According to this analysis, the real reason for Japan’s surrender was the Soviet invasion of Japanese-controlled Manchuria on 9 August 1945, mere hours before the Nagasaki bombing. Until this moment, the Soviet Union had actually been neutral in the war with Japan, and many in the Japanese government were hoping Stalin would step in and help them negotiate better terms for surrender to the Americans. When Stalin ‘betrayed’ them by joining the Allies, it came as a body blow to the Japanese government.



Tsuyoshi Hasegawa, author of Racing the Enemy: Stalin, Truman, and the Surrender of Japan, writes that, even after the Hiroshima bombing, ‘Japan pinned its last hope on Moscow’s mediation for the termination of the war’, and that Stalin’s abrupt invasion of Japan ‘pulled the rug right out from underneath the Japanese military, puncturing a gaping hole in their strategic plan. Their insistence on the continuation of the war lost its rationale.’

As war historian Terry Charman has put it: ‘The leadership in Tokyo realized they had no hope now, and in that sense Operation August Storm [the Soviet invasion of Japanese-controlled land] did have a greater effect on the Japanese decision to surrender than the dropping of the A-bombs.’



So, it’s quite possible to imagine a timeline where Japan still would have surrendered in August 1945 even if Hiroshima and Nagasaki hadn’t happened.



But what if the atomic bombs WERE decisive, and the entry of the Soviet Union wasn’t enough of a reason on its own for Japan to agree to an unconditional surrender? After all, many in Japan still felt honour-bound to fight to the death, no matter the odds. High-ranking military official Torashirō Kawabe encapsulated this view in his diary on 9 August – the day of both Nagasaki and the Soviet invasion – when he wrote 'to continue fighting will mean death, but to make peace with the enemy will mean ruin. But we have no choice but to seek life in death with the determination to have the entire Japanese people perish with the homeland as their deathbed pillow by continuing to fight'.
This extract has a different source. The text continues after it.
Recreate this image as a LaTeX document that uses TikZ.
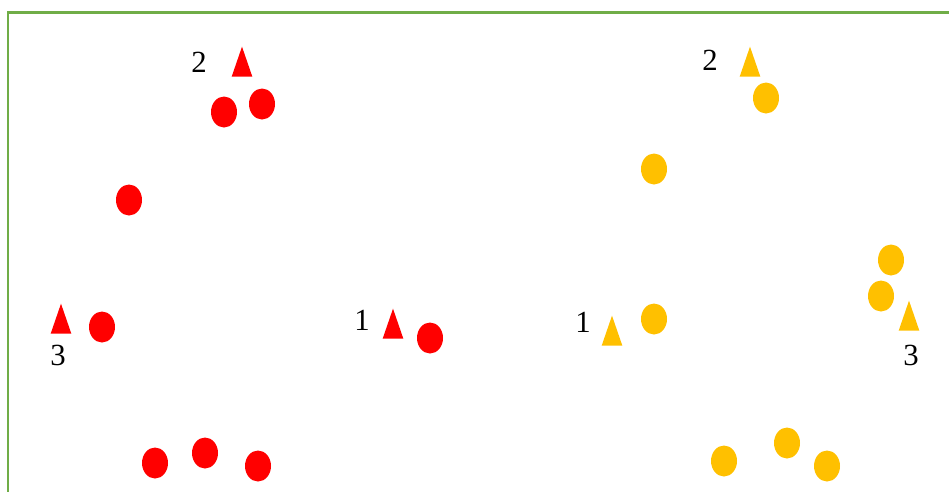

In this scenario, the Americans would have been forced to initiate Operation Downfall, their plan for an all-out ground invasion of Japan. This would have been the Pacific equivalent of D-Day. Indeed, the first day of the invasion would have been called X-Day, with troops landing on the beaches of Kyushu, the southernmost of Japan’s main islands. In true D-Day style, the US military gave these beaches codenames, in this case inspired by automobiles, such as Austin, Cadillac and Buick. So, in this timeline, ‘Cadillac Beach’ and ‘Buick Beach’ would be as infamous to people today as Omaha Beach and Utah Beach.

The Allies would have faced not only enemy soldiers and ferocious kamikaze raids, but also what the US strategists described as ‘a fanatically hostile population’ of civilians. Millions of men, women and children had already been trained to fight using swords, clubs, bamboo sticks and Molotov cocktails. An arduous guerrilla war would have dragged on well into 1946, with untold casualties on both sides.



Meanwhile, the Soviets would have continued to advance on the mainland, potentially taking over the whole of the Korean peninsula. This would mean that, instead of being split into North and South Korea, the entire region may have become a North Korea-style Stalinist dictatorship. It’s even possible Stalin would have attempted an invasion of Hokkaido, the northernmost of Japan’s main islands.

As historian Tsuyoshi Hasegawa puts it, ‘The United States might have resisted a Soviet operation against Hokkaido, but given Soviet military strength, and given the enormous casualty figures the American high command had estimated… the United States might have agreed to a division of Hokkaido as Stalin envisaged.’



Some have speculated that, in this timeline, Japan would have been split into a Communist North Japan and a democratic South Japan, akin to West and East Germany. This would make Japan a major hotspot in the Cold War, with untold knock-on effects for world history.



There’s another, more disturbing point to consider.

Some historians believe the sheer devastation of Hiroshima and Nagasaki has placed a lasting ‘nuclear taboo’ on the very idea of deploying such weapons ever again. Indeed, this taboo may well have dissuaded the US from using nukes in Vietnam and other conflicts. As political scientist Nina Tannenwald says, ‘One of the major factors inhibiting US leaders' resort to nuclear weapons after 1945 was their repeatedly stated concern about the terrible consequences that would arise… This inhibition would not have existed without a first use on Japan.’

It’s telling that a 1966 CIA report on the possibility of using nukes in Vietnam warned that America’s allies would feel a ‘fundamental revulsion that the US had broken the 20-year taboo on the use of nuclear weapons’.



And so, the darkest of ironies is that a world without the Hiroshima and Nagasaki bombings may well have been a world more at risk of full-scale nuclear war.